Several departments in the Miami Valley are receiving funding for retention, recruitment and wellness.

The Dayton Fire Department had its highest call volume ever in 2022, with more than 41,000 runs.

DFD is getting a $5.8 million grant from the Ohio First Responder Recruitment, Retention, and Resilience Program. $5.3 million of that will support 30 full-time firefighter positions.

Dayton Fire Chief and Director Jeff Lykins said he is still working on whether the grant money will create new positions or supplement their class of recruits starting in January.

“It could be a combination of of that, we just haven’t had those discussions,” Lykins said. “We did want to at least address the fact that we were super excited to get the award. We have great plans for it and we do have an idea, but we just need more information.”

Gov. Mike DeWine created the grant program to distribute $75 million dollars of American Rescue Plan Act funds over multiple rounds to to law enforcement agencies, dispatch centers, fire departments, and EMS agencies. The program aims to address burnout caused by stress on the job and understaffing.

The Huber Heights Fire Division received two grants in two separate rounds. The department will use $547,000 to hire a firefighter/paramedic and create administrative staffing roles.

Administrative Battalion Chief John Russel said the money will help put an Alternative Response Vehicle on the streets to relieve some workload.

“They’re going to be able to go out and help the medic crew with lift assist or be able to go out and help and really, hopefully keep some of the call volume down on some of our fire crews so that they don’t have to go out and do some of those things,” Russell said.

Along with addressing staffing challenges, the grants can also be used so first responder agencies and support the physical and mental health of their staff.

“We have not always been the best at taking about our emotional needs or, you know, our mental wellness, and obviously, every day the men and women of the Dayton Fire Department respond to tragedies,” Lykins said.
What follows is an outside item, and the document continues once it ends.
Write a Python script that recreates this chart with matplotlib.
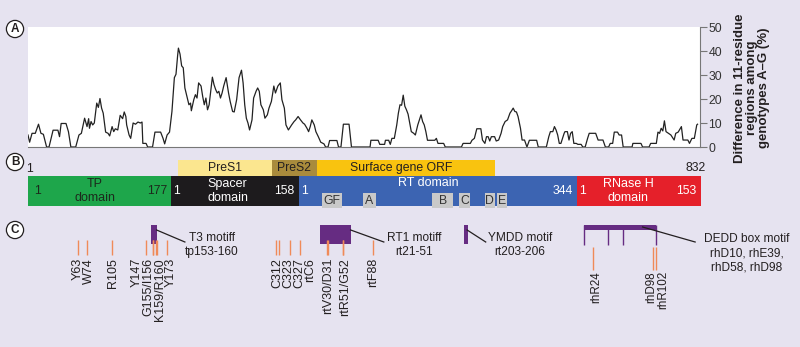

DFD will use the remaining portion of its grant to fund a wellness coordinator position and a clinician to look after the physical and mental health of their firefighters.

The Huber Heights Fire Division also received $287,000 to a full-time wellness coordinator and enter a contract with a local health care provider.

Russell said prioritizing mental health could make the fire service a more viable, long-term career.

“It’s a way to ensure that we’re keeping good quality employees for the length of their careers and not just, you know, ‘Hey, I’m I’m burnt out five, six, seven years,'” Russell said.

Also during this round of awards, the Xenia Public Safety Division received a grant for more than $130,000 for mental health and on-site wellness training.